THE PROBLEM:
Give an exact transcription of every line, dropping the images.

DATASET CONTENT:
# # # # #

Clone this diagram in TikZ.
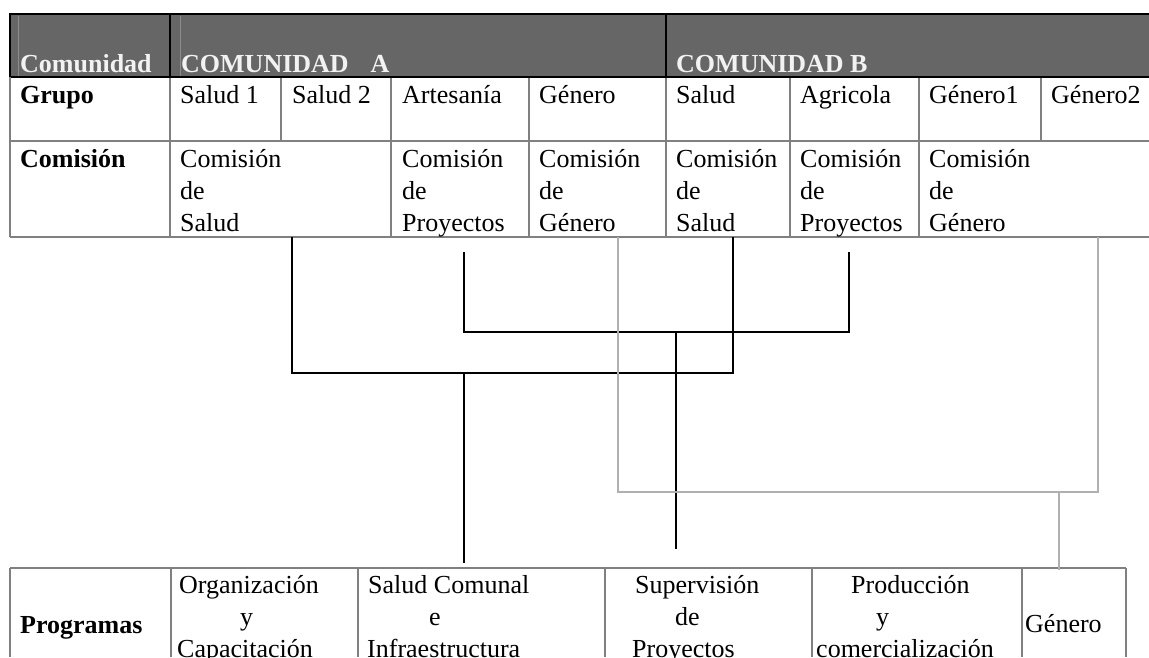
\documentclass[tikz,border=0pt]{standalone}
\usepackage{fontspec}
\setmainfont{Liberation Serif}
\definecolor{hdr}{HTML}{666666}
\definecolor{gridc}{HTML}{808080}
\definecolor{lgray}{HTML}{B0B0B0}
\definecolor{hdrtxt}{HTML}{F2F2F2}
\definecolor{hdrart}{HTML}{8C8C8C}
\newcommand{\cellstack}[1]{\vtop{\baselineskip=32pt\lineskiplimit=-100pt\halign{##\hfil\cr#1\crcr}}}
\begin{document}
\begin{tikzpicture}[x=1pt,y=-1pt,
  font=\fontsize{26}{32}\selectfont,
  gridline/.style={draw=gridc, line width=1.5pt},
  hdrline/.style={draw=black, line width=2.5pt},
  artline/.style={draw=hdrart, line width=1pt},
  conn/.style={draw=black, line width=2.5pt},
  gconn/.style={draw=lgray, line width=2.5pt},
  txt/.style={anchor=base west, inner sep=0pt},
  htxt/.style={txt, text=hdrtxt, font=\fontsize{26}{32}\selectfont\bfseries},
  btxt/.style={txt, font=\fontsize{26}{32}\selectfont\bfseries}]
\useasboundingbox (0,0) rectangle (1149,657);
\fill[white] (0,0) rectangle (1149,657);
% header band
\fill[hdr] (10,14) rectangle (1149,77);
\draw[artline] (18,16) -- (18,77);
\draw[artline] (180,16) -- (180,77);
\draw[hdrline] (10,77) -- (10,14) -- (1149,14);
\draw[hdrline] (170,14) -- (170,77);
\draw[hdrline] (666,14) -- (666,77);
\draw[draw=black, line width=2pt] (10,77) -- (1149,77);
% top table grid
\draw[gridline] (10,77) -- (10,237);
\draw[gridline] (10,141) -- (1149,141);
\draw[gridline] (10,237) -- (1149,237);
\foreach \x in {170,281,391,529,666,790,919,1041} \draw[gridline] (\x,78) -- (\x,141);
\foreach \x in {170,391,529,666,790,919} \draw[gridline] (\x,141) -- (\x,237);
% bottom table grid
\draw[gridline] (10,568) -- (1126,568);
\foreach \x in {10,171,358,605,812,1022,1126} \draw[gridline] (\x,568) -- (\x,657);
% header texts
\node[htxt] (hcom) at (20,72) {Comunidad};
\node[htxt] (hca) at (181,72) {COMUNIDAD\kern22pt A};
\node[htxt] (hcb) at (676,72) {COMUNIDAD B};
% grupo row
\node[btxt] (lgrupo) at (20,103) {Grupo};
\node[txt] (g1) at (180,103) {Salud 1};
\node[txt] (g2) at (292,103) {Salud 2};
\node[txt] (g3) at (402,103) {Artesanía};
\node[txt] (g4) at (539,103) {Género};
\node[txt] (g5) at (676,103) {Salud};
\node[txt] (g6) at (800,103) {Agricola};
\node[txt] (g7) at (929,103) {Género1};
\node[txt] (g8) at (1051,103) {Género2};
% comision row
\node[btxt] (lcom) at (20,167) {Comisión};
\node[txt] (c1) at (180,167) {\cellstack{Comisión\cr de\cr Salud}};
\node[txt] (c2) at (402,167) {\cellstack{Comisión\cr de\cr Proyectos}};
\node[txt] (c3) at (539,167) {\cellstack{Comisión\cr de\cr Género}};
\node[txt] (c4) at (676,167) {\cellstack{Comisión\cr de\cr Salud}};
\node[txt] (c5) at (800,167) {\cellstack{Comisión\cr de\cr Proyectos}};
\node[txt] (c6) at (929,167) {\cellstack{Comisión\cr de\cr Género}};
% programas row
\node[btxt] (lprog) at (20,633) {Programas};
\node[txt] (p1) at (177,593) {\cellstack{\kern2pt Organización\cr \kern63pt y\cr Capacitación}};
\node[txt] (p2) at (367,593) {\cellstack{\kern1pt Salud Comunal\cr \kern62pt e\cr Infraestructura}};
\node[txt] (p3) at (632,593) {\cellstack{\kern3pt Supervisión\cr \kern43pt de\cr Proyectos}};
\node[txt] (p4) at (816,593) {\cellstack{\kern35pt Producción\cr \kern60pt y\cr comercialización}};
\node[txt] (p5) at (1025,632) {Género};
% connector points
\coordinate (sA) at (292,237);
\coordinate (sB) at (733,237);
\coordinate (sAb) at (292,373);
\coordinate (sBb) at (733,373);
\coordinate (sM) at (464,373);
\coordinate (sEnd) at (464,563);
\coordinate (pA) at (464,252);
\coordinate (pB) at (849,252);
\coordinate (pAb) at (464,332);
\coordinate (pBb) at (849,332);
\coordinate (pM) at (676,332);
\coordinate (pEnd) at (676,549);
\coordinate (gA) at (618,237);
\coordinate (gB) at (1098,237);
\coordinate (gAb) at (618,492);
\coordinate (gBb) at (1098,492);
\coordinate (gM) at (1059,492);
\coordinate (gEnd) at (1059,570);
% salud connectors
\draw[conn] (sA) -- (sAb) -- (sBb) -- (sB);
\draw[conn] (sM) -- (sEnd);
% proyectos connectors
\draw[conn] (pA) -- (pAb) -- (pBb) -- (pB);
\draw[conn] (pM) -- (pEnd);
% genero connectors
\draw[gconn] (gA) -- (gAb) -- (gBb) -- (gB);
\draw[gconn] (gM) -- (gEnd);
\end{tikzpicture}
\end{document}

# # # # #

FINISHED EXERCISE:
Clone this diagram in TikZ.
\documentclass[tikz,border=0pt]{standalone}
\usepackage{fontspec}
\setmainfont{Liberation Serif}
\definecolor{hdr}{HTML}{666666}
\definecolor{gridc}{HTML}{808080}
\definecolor{lgray}{HTML}{B0B0B0}
\definecolor{hdrtxt}{HTML}{F2F2F2}
\definecolor{hdrart}{HTML}{8C8C8C}
\newcommand{\cellstack}[1]{\vtop{\baselineskip=32pt\lineskiplimit=-100pt\halign{##\hfil\cr#1\crcr}}}
\begin{document}
\begin{tikzpicture}[x=1pt,y=-1pt,
  font=\fontsize{26}{32}\selectfont,
  gridline/.style={draw=gridc, line width=1.5pt},
  hdrline/.style={draw=black, line width=2.5pt},
  artline/.style={draw=hdrart, line width=1pt},
  conn/.style={draw=black, line width=2.5pt},
  gconn/.style={draw=lgray, line width=2.5pt},
  txt/.style={anchor=base west, inner sep=0pt},
  htxt/.style={txt, text=hdrtxt, font=\fontsize{26}{32}\selectfont\bfseries},
  btxt/.style={txt, font=\fontsize{26}{32}\selectfont\bfseries}]
\useasboundingbox (0,0) rectangle (1149,657);
\fill[white] (0,0) rectangle (1149,657);
% header band
\fill[hdr] (10,14) rectangle (1149,77);
\draw[artline] (18,16) -- (18,77);
\draw[artline] (180,16) -- (180,77);
\draw[hdrline] (10,77) -- (10,14) -- (1149,14);
\draw[hdrline] (170,14) -- (170,77);
\draw[hdrline] (666,14) -- (666,77);
\draw[draw=black, line width=2pt] (10,77) -- (1149,77);
% top table grid
\draw[gridline] (10,77) -- (10,237);
\draw[gridline] (10,141) -- (1149,141);
\draw[gridline] (10,237) -- (1149,237);
\foreach \x in {170,281,391,529,666,790,919,1041} \draw[gridline] (\x,78) -- (\x,141);
\foreach \x in {170,391,529,666,790,919} \draw[gridline] (\x,141) -- (\x,237);
% bottom table grid
\draw[gridline] (10,568) -- (1126,568);
\foreach \x in {10,171,358,605,812,1022,1126} \draw[gridline] (\x,568) -- (\x,657);
% header texts
\node[htxt] (hcom) at (20,72) {Comunidad};
\node[htxt] (hca) at (181,72) {COMUNIDAD\kern22pt A};
\node[htxt] (hcb) at (676,72) {COMUNIDAD B};
% grupo row
\node[btxt] (lgrupo) at (20,103) {Grupo};
\node[txt] (g1) at (180,103) {Salud 1};
\node[txt] (g2) at (292,103) {Salud 2};
\node[txt] (g3) at (402,103) {Artesanía};
\node[txt] (g4) at (539,103) {Género};
\node[txt] (g5) at (676,103) {Salud};
\node[txt] (g6) at (800,103) {Agricola};
\node[txt] (g7) at (929,103) {Género1};
\node[txt] (g8) at (1051,103) {Género2};
% comision row
\node[btxt] (lcom) at (20,167) {Comisión};
\node[txt] (c1) at (180,167) {\cellstack{Comisión\cr de\cr Salud}};
\node[txt] (c2) at (402,167) {\cellstack{Comisión\cr de\cr Proyectos}};
\node[txt] (c3) at (539,167) {\cellstack{Comisión\cr de\cr Género}};
\node[txt] (c4) at (676,167) {\cellstack{Comisión\cr de\cr Salud}};
\node[txt] (c5) at (800,167) {\cellstack{Comisión\cr de\cr Proyectos}};
\node[txt] (c6) at (929,167) {\cellstack{Comisión\cr de\cr Género}};
% programas row
\node[btxt] (lprog) at (20,633) {Programas};
\node[txt] (p1) at (177,593) {\cellstack{\kern2pt Organización\cr \kern63pt y\cr Capacitación}};
\node[txt] (p2) at (367,593) {\cellstack{\kern1pt Salud Comunal\cr \kern62pt e\cr Infraestructura}};
\node[txt] (p3) at (632,593) {\cellstack{\kern3pt Supervisión\cr \kern43pt de\cr Proyectos}};
\node[txt] (p4) at (816,593) {\cellstack{\kern35pt Producción\cr \kern60pt y\cr comercialización}};
\node[txt] (p5) at (1025,632) {Género};
% connector points
\coordinate (sA) at (292,237);
\coordinate (sB) at (733,237);
\coordinate (sAb) at (292,373);
\coordinate (sBb) at (733,373);
\coordinate (sM) at (464,373);
\coordinate (sEnd) at (464,563);
\coordinate (pA) at (464,252);
\coordinate (pB) at (849,252);
\coordinate (pAb) at (464,332);
\coordinate (pBb) at (849,332);
\coordinate (pM) at (676,332);
\coordinate (pEnd) at (676,549);
\coordinate (gA) at (618,237);
\coordinate (gB) at (1098,237);
\coordinate (gAb) at (618,492);
\coordinate (gBb) at (1098,492);
\coordinate (gM) at (1059,492);
\coordinate (gEnd) at (1059,570);
% salud connectors
\draw[conn] (sA) -- (sAb) -- (sBb) -- (sB);
\draw[conn] (sM) -- (sEnd);
% proyectos connectors
\draw[conn] (pA) -- (pAb) -- (pBb) -- (pB);
\draw[conn] (pM) -- (pEnd);
% genero connectors
\draw[gconn] (gA) -- (gAb) -- (gBb) -- (gB);
\draw[gconn] (gM) -- (gEnd);
\end{tikzpicture}
\end{document}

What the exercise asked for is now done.